Life and Death
Basil came from Yaroslavl to the remote Siberian frontier town of Mangazea, a settlement on the River Taz, where he found employment with a merchant and served as a clerk. His life records that he kept to prayer and the church amid the rough conditions of the trading post.
The accounts of his life relate that during the Paschal Matins service the merchant's shop was robbed. Rather than seek the true culprits, the merchant accused Basil, and the governor had him seized and tortured. Through the tortures the boy continued to declare his innocence, and he was at last struck dead with a ring of keys. He died on Pascha of 1600, still a youth. His body was concealed in a marsh, weighted down with stones.
Relics & Shrines
The grave's location was revealed decades after the burial, and when the coffin was recovered from the marsh the relics were found to be incorrupt. A chapel was raised over the site.
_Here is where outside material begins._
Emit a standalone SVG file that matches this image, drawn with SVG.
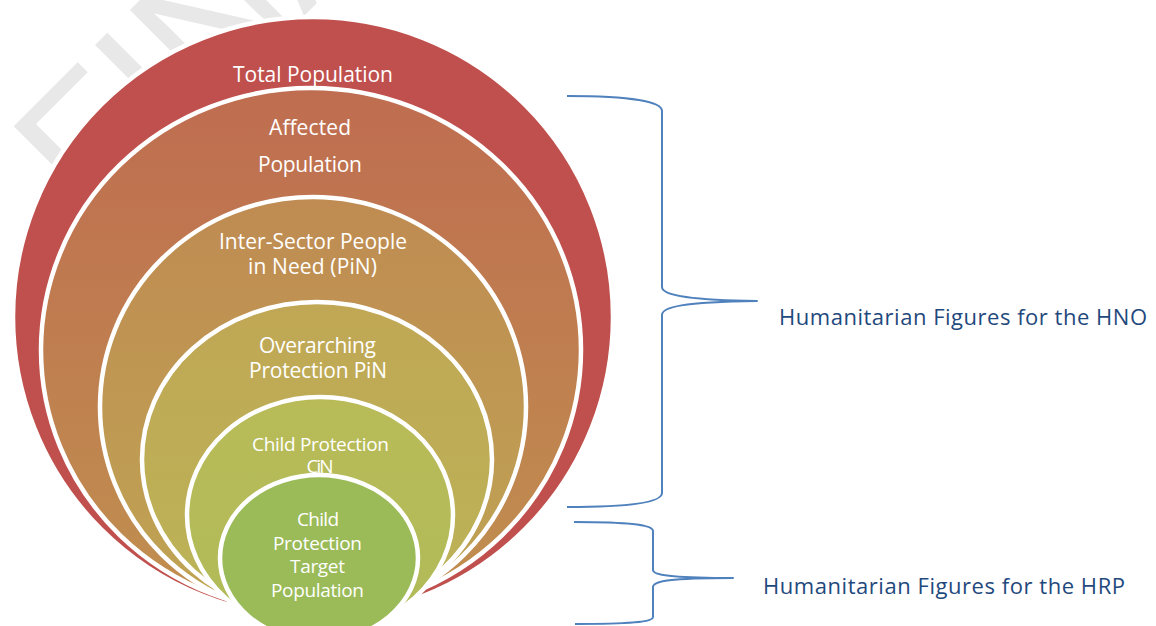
<svg xmlns="http://www.w3.org/2000/svg" width="1156" height="626" viewBox="0 0 1156 626">
  <defs>
    <linearGradient id="g-affected" x1="0" y1="0" x2="0" y2="1">
      <stop offset="0" stop-color="#BF6D50"/>
      <stop offset="1" stop-color="#C0904F"/>
    </linearGradient>
    <linearGradient id="g-intersector" x1="0" y1="0" x2="0" y2="1">
      <stop offset="0" stop-color="#BF8B52"/>
      <stop offset="1" stop-color="#BFA553"/>
    </linearGradient>
    <linearGradient id="g-overarching" x1="0" y1="0" x2="0" y2="1">
      <stop offset="0" stop-color="#C0A755"/>
      <stop offset="1" stop-color="#BBB457"/>
    </linearGradient>
    <linearGradient id="g-cin" x1="0" y1="0" x2="0" y2="1">
      <stop offset="0" stop-color="#B8BB58"/>
      <stop offset="1" stop-color="#B0BB58"/>
    </linearGradient>
  </defs>
  <style>
    .ring { stroke: #FFFFFF; stroke-width: 4.5; }
    .lbl { font-family: "Open Sans", "Liberation Sans", sans-serif; font-size: 21px; fill: #FFFFFF; text-anchor: middle; }
    .lbl-s { font-size: 19px; }
    .side { font-family: "Open Sans", "Liberation Sans", sans-serif; font-size: 22px; fill: #1F497D; }
    .brace { fill: none; stroke: #4F81BD; stroke-width: 2; stroke-linejoin: round; }
    .mark { font-family: "Liberation Sans", sans-serif; font-size: 185px; fill: #E8E8E8; }
  </style>

  <rect width="1156" height="626" fill="#FFFFFF"/>

  <!-- faint background stamp -->
  <g id="watermark">
    <text class="mark" transform="translate(93,227) rotate(-45)">FINAL</text>
  </g>

  <!-- nested population rings, outermost first -->
  <g id="node-total">
    <circle class="ring" cx="313" cy="317" r="300" fill="#C0504D"/>
    <text class="lbl" x="313" y="82" textLength="160">Total Population</text>
  </g>

  <g id="node-affected">
    <ellipse class="ring" cx="311" cy="350" rx="270" ry="262" fill="url(#g-affected)"/>
    <text class="lbl" x="310" y="135" textLength="82">Affected</text>
    <text class="lbl" x="310" y="172" textLength="104">Population</text>
  </g>

  <g id="node-intersector">
    <ellipse class="ring" cx="313" cy="406.8" rx="213" ry="209.8" fill="url(#g-intersector)"/>
    <text class="lbl" x="313" y="249" textLength="188">Inter-Sector People</text>
    <text class="lbl" x="312.5" y="274" textLength="129">in Need (PiN)</text>
  </g>

  <g id="node-overarching">
    <ellipse class="ring" cx="317" cy="459.5" rx="175" ry="157.5" fill="url(#g-overarching)"/>
    <text class="lbl" x="317.5" y="353" textLength="117">Overarching</text>
    <text class="lbl" x="318" y="378" textLength="138">Protection PiN</text>
  </g>

  <g id="node-cin">
    <ellipse class="ring" cx="320" cy="515" rx="133" ry="118" fill="url(#g-cin)"/>
    <text class="lbl lbl-s" x="320.5" y="451" textLength="137">Child Protection</text>
    <text class="lbl lbl-s" x="320" y="473" textLength="27">CiN</text>
  </g>

  <g id="node-target">
    <ellipse class="ring" cx="319" cy="558" rx="99" ry="83" fill="#9BBB59"/>
    <text class="lbl lbl-s" x="318" y="526" textLength="42">Child</text>
    <text class="lbl lbl-s" x="317.5" y="550" textLength="89">Protection</text>
    <text class="lbl lbl-s" x="317.5" y="573" textLength="55">Target</text>
    <text class="lbl lbl-s" x="317.5" y="597" textLength="93">Population</text>
  </g>

  <!-- curly braces grouping the rings -->
  <g id="connectors">
    <path class="brace" d="M567,96 C632,96 662,102 662,111 L662,287 C662,294 682,300 757,301 C682,302 662,307 662,315 L662,493 C662,502 632,507 567,507"/>
    <path class="brace" d="M574,522 C630,522 653,525 653,531 L653,570 C653,575 670,578 733,578 C670,578 653,581 653,587 L653,617 C653,622 630,624 575,624"/>
  </g>

  <g id="label-hno">
    <text class="side" x="779" y="325" textLength="368">Humanitarian Figures for the HNO</text>
  </g>

  <g id="label-hrp">
    <text class="side" x="763" y="594" textLength="362">Humanitarian Figures for the HRP</text>
  </g>
</svg>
In 1670 the relics were translated to the church of the Holy Trinity Monastery near Turukhansk. Metropolitan Philotheus of Siberia sent a carved reliquary to the monastery in 1719, and when a new stone church was completed at the monastery in 1787 the relics were transferred into it.
Veneration and Legacy
Basil of Mangazea is honored as the first saint to be glorified in Siberia, and his veneration stands at the head of the saints associated with the Tobolsk diocese.
His life reports that healings and other wondrous events accompanied the revelation of his relics, and a chapel built over them became a place where pilgrims sought his intercession. He is commemorated on March 23.
Sources and Uncertainty
The accounts of Basil's life differ on some details. The interval between his death and the revelation of his relics is given as forty-two years in one account and as fifty-two years (with the revelation dated to 1652) in another; the date of his death on Pascha 1600 is consistently reported.